Copy out each line of the material in which the word "seaborn" appears.
# Start of Data for the task
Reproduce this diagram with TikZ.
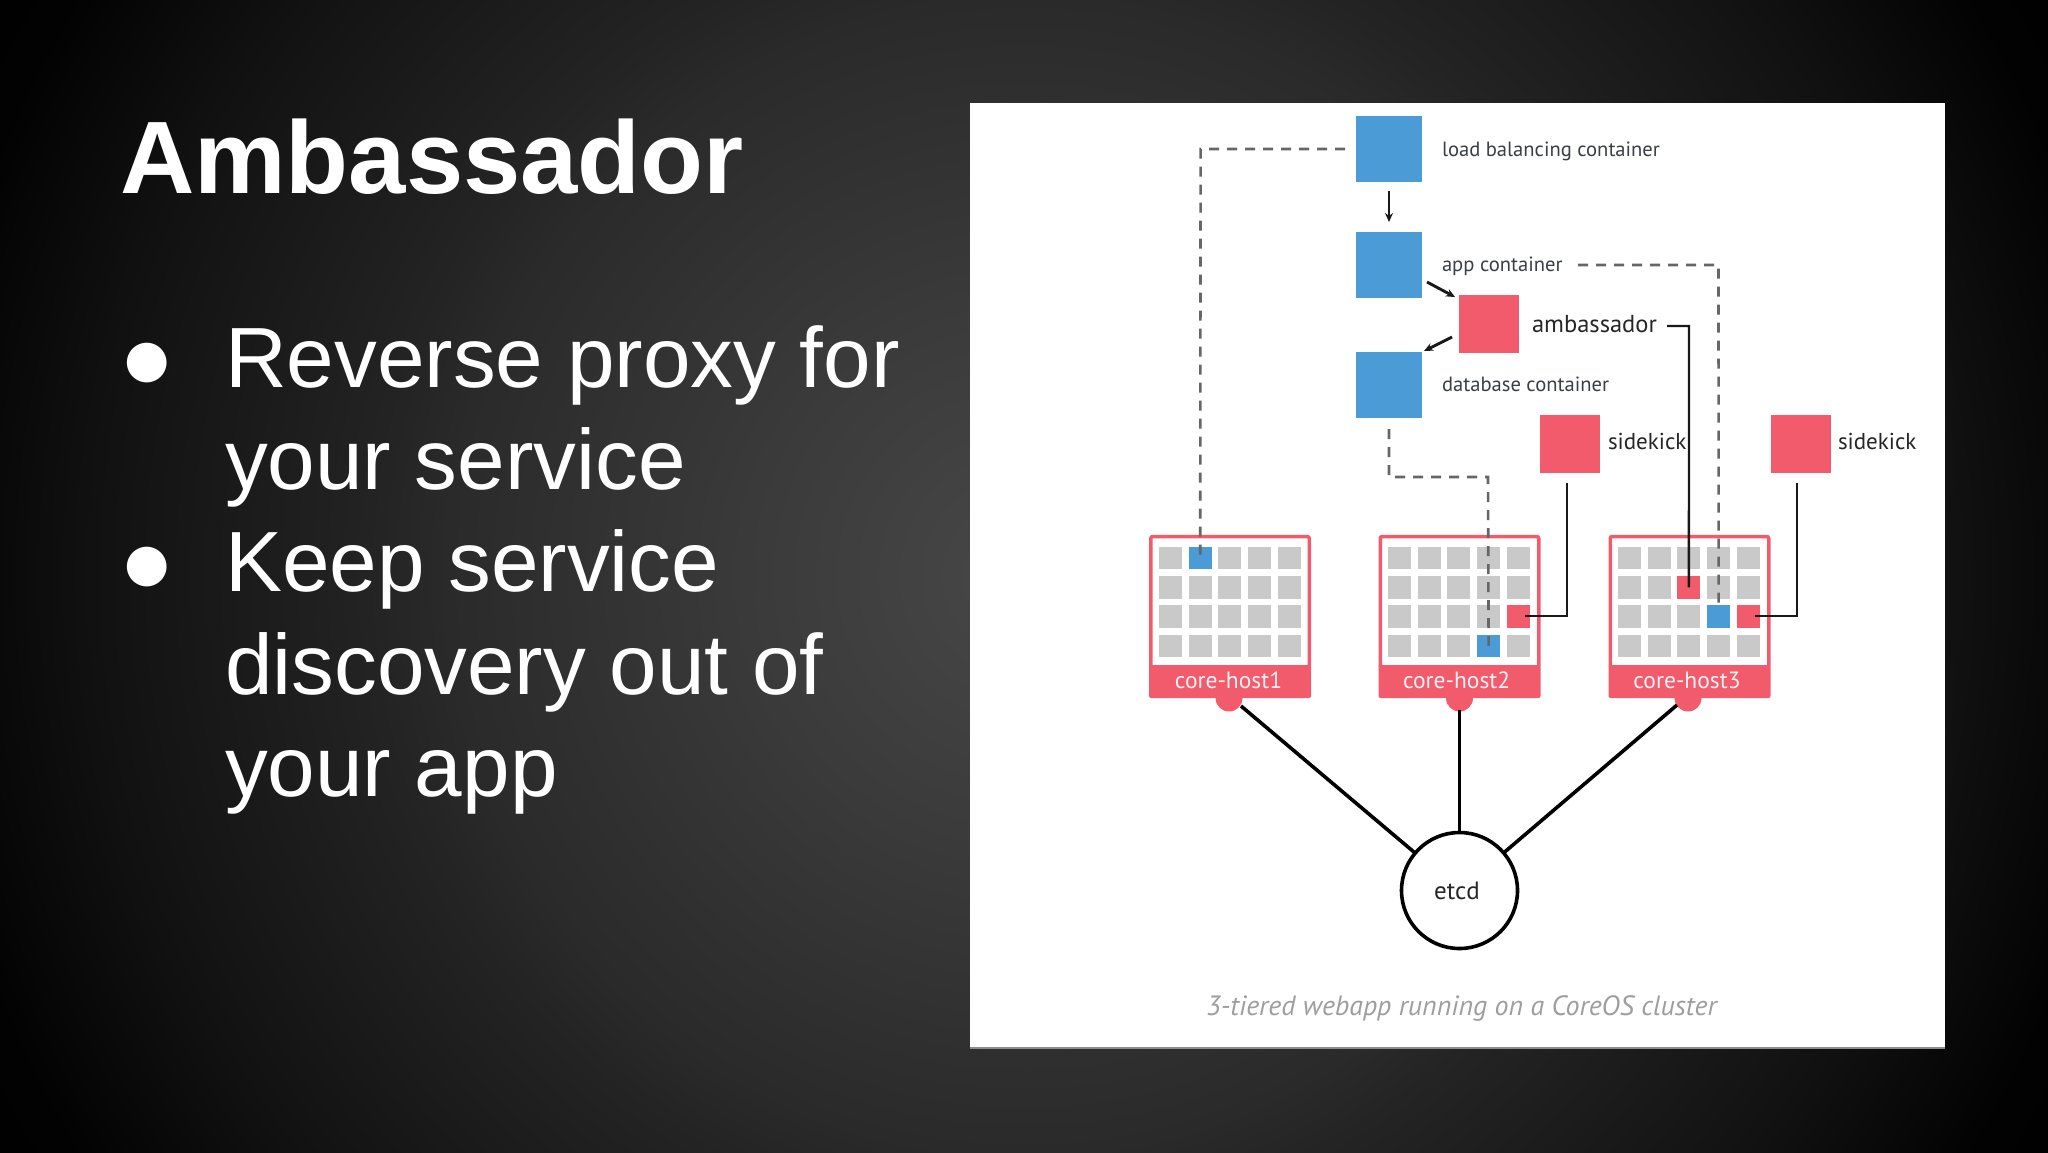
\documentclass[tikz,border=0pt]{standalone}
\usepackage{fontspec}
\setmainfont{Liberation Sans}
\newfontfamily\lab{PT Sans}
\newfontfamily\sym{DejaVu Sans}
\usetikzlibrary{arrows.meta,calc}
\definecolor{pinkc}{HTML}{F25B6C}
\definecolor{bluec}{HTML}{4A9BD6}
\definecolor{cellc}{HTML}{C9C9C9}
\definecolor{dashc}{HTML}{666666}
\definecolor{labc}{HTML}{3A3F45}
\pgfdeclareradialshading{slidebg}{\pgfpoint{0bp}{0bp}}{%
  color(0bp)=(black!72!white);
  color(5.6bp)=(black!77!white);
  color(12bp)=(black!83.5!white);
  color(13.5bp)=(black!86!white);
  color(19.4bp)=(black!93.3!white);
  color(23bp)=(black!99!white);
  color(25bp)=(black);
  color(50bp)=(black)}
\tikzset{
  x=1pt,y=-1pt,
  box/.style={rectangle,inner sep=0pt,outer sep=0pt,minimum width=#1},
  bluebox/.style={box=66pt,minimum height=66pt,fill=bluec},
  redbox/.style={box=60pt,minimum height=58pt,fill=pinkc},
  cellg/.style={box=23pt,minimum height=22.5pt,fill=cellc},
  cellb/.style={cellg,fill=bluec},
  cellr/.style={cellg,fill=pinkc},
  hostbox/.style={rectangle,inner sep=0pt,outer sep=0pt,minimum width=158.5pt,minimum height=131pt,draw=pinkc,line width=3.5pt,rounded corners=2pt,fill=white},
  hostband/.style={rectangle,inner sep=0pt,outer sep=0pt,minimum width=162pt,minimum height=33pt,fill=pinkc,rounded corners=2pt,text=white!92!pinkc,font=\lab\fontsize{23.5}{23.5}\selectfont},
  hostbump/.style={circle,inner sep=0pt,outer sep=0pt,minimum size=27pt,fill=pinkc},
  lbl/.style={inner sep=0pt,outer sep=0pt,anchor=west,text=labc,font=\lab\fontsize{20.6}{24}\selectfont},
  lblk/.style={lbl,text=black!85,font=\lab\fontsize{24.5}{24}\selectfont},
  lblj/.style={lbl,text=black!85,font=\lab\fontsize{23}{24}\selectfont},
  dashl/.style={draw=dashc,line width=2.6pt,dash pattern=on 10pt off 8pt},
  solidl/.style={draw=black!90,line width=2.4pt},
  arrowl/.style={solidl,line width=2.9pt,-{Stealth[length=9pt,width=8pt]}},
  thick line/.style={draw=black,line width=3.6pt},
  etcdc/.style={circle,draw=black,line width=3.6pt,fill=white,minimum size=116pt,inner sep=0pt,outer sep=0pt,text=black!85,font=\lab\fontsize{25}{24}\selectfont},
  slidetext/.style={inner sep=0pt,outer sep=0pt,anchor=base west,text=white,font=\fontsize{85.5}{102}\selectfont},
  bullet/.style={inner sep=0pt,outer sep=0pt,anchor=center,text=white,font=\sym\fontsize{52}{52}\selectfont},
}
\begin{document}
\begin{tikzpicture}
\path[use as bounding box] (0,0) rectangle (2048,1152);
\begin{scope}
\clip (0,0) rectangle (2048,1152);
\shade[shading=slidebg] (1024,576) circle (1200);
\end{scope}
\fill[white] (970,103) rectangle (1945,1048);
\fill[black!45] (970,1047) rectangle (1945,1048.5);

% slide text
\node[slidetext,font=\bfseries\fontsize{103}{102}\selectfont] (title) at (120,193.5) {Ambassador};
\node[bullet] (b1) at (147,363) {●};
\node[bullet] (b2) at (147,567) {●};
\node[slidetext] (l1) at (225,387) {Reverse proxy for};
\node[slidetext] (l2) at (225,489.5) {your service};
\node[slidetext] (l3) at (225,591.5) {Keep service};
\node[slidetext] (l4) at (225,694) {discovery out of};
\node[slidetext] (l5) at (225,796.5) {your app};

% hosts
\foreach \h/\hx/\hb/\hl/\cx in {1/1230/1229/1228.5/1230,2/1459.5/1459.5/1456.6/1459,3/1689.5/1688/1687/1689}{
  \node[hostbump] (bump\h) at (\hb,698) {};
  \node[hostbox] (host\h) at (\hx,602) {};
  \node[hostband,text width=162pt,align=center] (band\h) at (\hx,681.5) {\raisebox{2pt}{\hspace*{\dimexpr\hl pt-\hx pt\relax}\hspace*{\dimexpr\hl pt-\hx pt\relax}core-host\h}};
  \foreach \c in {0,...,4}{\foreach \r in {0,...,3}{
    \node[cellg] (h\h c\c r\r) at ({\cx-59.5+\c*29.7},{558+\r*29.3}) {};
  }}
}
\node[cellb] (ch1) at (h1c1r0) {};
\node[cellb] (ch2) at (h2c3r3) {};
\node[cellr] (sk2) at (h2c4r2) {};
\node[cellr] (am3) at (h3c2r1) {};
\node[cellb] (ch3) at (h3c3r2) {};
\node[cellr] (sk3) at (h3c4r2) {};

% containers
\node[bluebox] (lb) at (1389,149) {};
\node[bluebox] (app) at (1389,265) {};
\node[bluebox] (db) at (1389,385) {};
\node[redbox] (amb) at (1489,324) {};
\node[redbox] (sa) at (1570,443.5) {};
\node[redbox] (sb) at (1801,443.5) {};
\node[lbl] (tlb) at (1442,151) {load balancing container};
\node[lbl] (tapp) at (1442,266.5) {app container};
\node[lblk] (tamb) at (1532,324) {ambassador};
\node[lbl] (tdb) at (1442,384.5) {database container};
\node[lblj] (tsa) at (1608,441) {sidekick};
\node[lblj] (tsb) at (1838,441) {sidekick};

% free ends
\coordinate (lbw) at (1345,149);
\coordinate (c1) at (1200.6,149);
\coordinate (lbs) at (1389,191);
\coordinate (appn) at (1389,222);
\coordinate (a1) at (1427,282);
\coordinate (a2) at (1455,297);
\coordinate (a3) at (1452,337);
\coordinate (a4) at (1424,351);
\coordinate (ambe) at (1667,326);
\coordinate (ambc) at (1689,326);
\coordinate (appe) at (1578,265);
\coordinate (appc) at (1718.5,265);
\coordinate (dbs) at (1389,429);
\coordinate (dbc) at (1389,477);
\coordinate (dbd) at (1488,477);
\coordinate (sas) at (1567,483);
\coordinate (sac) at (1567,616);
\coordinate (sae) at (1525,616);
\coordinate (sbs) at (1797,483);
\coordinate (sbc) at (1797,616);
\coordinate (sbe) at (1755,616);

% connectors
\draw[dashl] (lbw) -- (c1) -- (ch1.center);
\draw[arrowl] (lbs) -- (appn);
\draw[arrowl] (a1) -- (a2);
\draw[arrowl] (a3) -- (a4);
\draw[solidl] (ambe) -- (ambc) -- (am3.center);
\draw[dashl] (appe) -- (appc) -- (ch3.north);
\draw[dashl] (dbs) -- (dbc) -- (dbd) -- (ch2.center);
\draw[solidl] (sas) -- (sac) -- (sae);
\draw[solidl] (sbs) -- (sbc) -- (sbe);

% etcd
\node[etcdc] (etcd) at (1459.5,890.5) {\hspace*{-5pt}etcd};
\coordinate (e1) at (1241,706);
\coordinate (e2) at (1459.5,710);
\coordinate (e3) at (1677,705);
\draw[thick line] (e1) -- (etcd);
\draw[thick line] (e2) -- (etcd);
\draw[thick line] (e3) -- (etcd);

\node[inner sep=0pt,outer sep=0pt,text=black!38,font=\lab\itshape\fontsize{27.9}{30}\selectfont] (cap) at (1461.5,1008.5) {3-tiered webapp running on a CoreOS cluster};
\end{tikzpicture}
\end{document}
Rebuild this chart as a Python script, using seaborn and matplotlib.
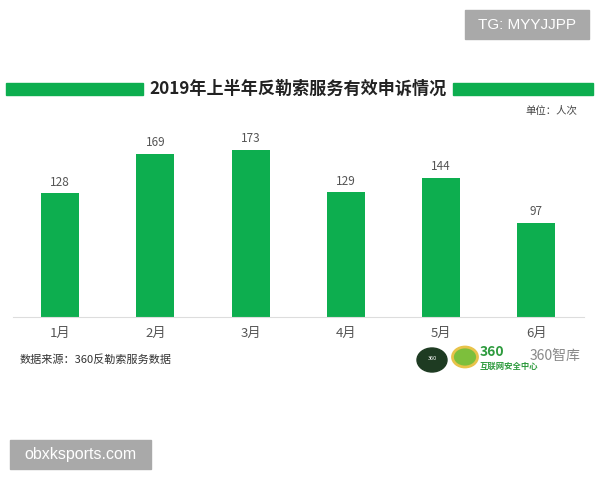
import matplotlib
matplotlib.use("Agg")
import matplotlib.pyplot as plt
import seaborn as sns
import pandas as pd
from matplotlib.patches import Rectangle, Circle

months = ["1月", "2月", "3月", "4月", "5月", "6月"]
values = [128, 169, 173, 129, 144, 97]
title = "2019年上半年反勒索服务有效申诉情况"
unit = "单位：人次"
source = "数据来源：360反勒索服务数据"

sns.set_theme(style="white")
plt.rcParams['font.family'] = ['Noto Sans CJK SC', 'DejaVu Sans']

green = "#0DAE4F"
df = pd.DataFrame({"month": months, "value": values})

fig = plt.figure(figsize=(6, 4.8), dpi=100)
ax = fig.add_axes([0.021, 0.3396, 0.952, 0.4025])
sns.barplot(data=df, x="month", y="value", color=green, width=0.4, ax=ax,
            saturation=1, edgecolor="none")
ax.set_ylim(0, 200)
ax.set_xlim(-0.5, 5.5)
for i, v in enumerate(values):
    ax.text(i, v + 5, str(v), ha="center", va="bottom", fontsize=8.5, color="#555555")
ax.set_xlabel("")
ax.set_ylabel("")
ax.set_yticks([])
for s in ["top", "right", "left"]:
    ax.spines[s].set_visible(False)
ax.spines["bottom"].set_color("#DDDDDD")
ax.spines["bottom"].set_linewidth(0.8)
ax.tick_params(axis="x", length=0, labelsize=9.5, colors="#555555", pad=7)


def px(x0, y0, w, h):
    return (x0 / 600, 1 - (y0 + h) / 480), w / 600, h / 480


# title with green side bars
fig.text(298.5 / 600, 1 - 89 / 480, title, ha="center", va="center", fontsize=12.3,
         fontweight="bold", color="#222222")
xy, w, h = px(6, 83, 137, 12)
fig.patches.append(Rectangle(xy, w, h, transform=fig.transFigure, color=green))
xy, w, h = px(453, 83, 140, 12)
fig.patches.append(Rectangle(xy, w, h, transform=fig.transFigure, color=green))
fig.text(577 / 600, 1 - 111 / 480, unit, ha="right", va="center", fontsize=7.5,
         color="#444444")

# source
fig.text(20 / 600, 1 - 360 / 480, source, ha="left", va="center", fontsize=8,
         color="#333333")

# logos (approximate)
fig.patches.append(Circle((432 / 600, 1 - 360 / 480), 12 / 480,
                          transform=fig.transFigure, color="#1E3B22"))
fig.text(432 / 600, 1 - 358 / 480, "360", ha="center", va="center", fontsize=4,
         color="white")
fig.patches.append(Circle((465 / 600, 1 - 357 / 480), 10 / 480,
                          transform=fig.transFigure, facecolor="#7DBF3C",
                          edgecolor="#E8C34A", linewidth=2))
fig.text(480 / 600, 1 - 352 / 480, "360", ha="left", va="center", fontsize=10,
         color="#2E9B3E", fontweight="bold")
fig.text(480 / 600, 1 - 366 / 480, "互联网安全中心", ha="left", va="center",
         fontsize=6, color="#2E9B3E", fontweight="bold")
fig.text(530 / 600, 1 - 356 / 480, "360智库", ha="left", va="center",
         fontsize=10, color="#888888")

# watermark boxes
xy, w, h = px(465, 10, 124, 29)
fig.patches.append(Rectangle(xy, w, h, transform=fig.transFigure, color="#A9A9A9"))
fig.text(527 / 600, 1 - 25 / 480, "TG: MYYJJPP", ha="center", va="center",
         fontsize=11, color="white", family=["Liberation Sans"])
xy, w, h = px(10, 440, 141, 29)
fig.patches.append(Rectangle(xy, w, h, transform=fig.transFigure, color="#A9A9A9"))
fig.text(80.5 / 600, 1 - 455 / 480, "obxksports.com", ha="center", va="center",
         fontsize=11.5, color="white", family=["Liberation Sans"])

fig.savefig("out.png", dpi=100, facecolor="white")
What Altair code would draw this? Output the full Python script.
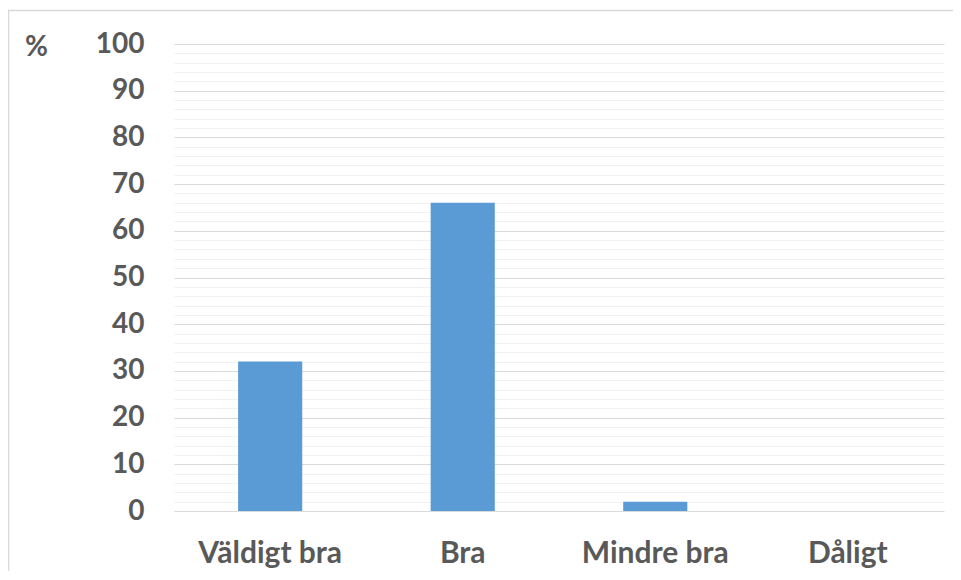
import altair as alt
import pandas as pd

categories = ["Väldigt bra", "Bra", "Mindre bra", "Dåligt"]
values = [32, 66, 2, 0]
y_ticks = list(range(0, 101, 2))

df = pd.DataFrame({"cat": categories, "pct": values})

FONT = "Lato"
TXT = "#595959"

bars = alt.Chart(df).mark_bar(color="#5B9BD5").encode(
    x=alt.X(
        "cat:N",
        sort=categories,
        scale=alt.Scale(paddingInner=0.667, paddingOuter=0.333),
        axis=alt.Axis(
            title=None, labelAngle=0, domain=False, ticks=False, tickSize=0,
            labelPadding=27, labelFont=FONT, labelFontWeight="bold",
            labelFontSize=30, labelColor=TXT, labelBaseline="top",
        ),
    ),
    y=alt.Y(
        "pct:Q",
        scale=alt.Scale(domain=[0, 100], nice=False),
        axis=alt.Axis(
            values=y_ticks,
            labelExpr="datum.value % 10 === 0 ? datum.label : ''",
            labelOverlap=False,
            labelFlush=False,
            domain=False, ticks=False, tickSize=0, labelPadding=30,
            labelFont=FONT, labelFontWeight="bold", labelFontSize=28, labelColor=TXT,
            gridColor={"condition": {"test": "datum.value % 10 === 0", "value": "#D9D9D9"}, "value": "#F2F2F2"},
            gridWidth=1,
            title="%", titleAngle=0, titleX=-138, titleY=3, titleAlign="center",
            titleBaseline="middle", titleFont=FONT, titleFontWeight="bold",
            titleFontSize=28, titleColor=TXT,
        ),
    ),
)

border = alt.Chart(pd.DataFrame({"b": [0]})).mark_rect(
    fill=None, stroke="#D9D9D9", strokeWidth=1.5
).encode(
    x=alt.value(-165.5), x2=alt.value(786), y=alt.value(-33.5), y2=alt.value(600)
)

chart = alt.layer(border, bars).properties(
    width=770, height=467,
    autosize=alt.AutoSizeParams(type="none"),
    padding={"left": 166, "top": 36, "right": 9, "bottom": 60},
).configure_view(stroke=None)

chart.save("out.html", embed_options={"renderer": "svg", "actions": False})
# End of Data for the task
Answer in full –
Rebuild this chart as a Python script, using seaborn and matplotlib.
import seaborn as sns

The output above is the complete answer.